## What the task requires
What follows is a listing; give it again exactly, in its entirety.

start

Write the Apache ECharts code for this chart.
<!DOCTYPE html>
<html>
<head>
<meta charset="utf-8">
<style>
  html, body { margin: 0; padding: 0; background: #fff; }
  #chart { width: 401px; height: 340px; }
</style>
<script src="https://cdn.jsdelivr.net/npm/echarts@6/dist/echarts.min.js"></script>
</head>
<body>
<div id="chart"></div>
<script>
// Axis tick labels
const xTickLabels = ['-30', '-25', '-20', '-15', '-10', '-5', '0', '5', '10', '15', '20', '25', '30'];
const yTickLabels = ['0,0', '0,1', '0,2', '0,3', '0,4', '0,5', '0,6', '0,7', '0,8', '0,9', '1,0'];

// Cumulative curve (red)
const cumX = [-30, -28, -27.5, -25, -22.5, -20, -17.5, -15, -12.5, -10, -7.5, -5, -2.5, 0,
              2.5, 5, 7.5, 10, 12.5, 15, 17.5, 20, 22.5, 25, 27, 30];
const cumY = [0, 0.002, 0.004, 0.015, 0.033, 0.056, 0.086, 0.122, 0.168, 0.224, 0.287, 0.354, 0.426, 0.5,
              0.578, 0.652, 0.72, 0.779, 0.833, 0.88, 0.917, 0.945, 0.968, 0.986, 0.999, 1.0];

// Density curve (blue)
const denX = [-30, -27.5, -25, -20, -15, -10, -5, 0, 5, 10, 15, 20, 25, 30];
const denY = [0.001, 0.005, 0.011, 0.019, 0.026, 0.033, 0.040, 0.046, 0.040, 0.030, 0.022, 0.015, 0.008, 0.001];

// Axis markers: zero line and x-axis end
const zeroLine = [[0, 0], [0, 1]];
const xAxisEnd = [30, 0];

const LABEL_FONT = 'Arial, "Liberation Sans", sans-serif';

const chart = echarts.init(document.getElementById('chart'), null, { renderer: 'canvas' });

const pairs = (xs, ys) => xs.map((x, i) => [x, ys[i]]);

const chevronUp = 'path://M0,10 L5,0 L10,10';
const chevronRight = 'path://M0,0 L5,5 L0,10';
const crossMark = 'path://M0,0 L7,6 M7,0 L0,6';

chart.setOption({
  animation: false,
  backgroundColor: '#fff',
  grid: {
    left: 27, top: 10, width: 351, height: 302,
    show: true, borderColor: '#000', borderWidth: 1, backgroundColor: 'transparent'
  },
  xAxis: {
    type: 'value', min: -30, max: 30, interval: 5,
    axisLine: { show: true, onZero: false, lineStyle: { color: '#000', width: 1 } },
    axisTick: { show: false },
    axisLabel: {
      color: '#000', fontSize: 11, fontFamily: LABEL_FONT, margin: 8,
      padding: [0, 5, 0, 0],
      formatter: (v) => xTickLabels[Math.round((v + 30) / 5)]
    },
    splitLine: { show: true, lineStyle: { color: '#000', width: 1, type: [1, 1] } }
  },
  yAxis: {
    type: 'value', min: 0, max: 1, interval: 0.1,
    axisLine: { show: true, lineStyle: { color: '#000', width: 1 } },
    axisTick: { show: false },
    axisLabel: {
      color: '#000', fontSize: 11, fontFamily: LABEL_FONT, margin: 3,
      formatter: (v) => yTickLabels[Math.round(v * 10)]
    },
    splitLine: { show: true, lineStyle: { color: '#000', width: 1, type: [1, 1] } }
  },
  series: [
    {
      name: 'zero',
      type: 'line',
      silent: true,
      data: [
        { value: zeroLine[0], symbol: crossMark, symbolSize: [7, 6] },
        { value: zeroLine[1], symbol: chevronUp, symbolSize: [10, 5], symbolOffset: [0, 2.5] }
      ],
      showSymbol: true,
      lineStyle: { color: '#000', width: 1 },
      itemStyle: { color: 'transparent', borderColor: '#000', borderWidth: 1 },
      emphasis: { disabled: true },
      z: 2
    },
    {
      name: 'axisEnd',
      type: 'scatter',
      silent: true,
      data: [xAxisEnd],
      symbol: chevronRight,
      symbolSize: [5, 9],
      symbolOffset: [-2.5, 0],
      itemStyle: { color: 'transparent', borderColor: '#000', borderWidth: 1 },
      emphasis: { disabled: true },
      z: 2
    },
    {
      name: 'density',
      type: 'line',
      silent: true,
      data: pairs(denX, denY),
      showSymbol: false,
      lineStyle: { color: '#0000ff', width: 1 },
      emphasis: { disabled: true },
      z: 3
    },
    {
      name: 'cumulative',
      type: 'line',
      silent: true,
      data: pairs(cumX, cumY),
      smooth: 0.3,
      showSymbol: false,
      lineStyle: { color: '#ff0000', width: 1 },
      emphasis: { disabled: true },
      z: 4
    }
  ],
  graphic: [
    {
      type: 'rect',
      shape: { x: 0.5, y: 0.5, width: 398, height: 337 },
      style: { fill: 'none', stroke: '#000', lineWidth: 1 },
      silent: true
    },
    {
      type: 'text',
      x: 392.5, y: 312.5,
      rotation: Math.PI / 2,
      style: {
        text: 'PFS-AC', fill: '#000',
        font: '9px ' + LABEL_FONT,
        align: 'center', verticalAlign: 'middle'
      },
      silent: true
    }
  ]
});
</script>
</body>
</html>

end

## The reply
Write the Apache ECharts code for this chart.
<!DOCTYPE html>
<html>
<head>
<meta charset="utf-8">
<style>
  html, body { margin: 0; padding: 0; background: #fff; }
  #chart { width: 401px; height: 340px; }
</style>
<script src="https://cdn.jsdelivr.net/npm/echarts@6/dist/echarts.min.js"></script>
</head>
<body>
<div id="chart"></div>
<script>
// Axis tick labels
const xTickLabels = ['-30', '-25', '-20', '-15', '-10', '-5', '0', '5', '10', '15', '20', '25', '30'];
const yTickLabels = ['0,0', '0,1', '0,2', '0,3', '0,4', '0,5', '0,6', '0,7', '0,8', '0,9', '1,0'];

// Cumulative curve (red)
const cumX = [-30, -28, -27.5, -25, -22.5, -20, -17.5, -15, -12.5, -10, -7.5, -5, -2.5, 0,
              2.5, 5, 7.5, 10, 12.5, 15, 17.5, 20, 22.5, 25, 27, 30];
const cumY = [0, 0.002, 0.004, 0.015, 0.033, 0.056, 0.086, 0.122, 0.168, 0.224, 0.287, 0.354, 0.426, 0.5,
              0.578, 0.652, 0.72, 0.779, 0.833, 0.88, 0.917, 0.945, 0.968, 0.986, 0.999, 1.0];

// Density curve (blue)
const denX = [-30, -27.5, -25, -20, -15, -10, -5, 0, 5, 10, 15, 20, 25, 30];
const denY = [0.001, 0.005, 0.011, 0.019, 0.026, 0.033, 0.040, 0.046, 0.040, 0.030, 0.022, 0.015, 0.008, 0.001];

// Axis markers: zero line and x-axis end
const zeroLine = [[0, 0], [0, 1]];
const xAxisEnd = [30, 0];

const LABEL_FONT = 'Arial, "Liberation Sans", sans-serif';

const chart = echarts.init(document.getElementById('chart'), null, { renderer: 'canvas' });

const pairs = (xs, ys) => xs.map((x, i) => [x, ys[i]]);

const chevronUp = 'path://M0,10 L5,0 L10,10';
const chevronRight = 'path://M0,0 L5,5 L0,10';
const crossMark = 'path://M0,0 L7,6 M7,0 L0,6';

chart.setOption({
  animation: false,
  backgroundColor: '#fff',
  grid: {
    left: 27, top: 10, width: 351, height: 302,
    show: true, borderColor: '#000', borderWidth: 1, backgroundColor: 'transparent'
  },
  xAxis: {
    type: 'value', min: -30, max: 30, interval: 5,
    axisLine: { show: true, onZero: false, lineStyle: { color: '#000', width: 1 } },
    axisTick: { show: false },
    axisLabel: {
      color: '#000', fontSize: 11, fontFamily: LABEL_FONT, margin: 8,
      padding: [0, 5, 0, 0],
      formatter: (v) => xTickLabels[Math.round((v + 30) / 5)]
    },
    splitLine: { show: true, lineStyle: { color: '#000', width: 1, type: [1, 1] } }
  },
  yAxis: {
    type: 'value', min: 0, max: 1, interval: 0.1,
    axisLine: { show: true, lineStyle: { color: '#000', width: 1 } },
    axisTick: { show: false },
    axisLabel: {
      color: '#000', fontSize: 11, fontFamily: LABEL_FONT, margin: 3,
      formatter: (v) => yTickLabels[Math.round(v * 10)]
    },
    splitLine: { show: true, lineStyle: { color: '#000', width: 1, type: [1, 1] } }
  },
  series: [
    {
      name: 'zero',
      type: 'line',
      silent: true,
      data: [
        { value: zeroLine[0], symbol: crossMark, symbolSize: [7, 6] },
        { value: zeroLine[1], symbol: chevronUp, symbolSize: [10, 5], symbolOffset: [0, 2.5] }
      ],
      showSymbol: true,
      lineStyle: { color: '#000', width: 1 },
      itemStyle: { color: 'transparent', borderColor: '#000', borderWidth: 1 },
      emphasis: { disabled: true },
      z: 2
    },
    {
      name: 'axisEnd',
      type: 'scatter',
      silent: true,
      data: [xAxisEnd],
      symbol: chevronRight,
      symbolSize: [5, 9],
      symbolOffset: [-2.5, 0],
      itemStyle: { color: 'transparent', borderColor: '#000', borderWidth: 1 },
      emphasis: { disabled: true },
      z: 2
    },
    {
      name: 'density',
      type: 'line',
      silent: true,
      data: pairs(denX, denY),
      showSymbol: false,
      lineStyle: { color: '#0000ff', width: 1 },
      emphasis: { disabled: true },
      z: 3
    },
    {
      name: 'cumulative',
      type: 'line',
      silent: true,
      data: pairs(cumX, cumY),
      smooth: 0.3,
      showSymbol: false,
      lineStyle: { color: '#ff0000', width: 1 },
      emphasis: { disabled: true },
      z: 4
    }
  ],
  graphic: [
    {
      type: 'rect',
      shape: { x: 0.5, y: 0.5, width: 398, height: 337 },
      style: { fill: 'none', stroke: '#000', lineWidth: 1 },
      silent: true
    },
    {
      type: 'text',
      x: 392.5, y: 312.5,
      rotation: Math.PI / 2,
      style: {
        text: 'PFS-AC', fill: '#000',
        font: '9px ' + LABEL_FONT,
        align: 'center', verticalAlign: 'middle'
      },
      silent: true
    }
  ]
});
</script>
</body>
</html>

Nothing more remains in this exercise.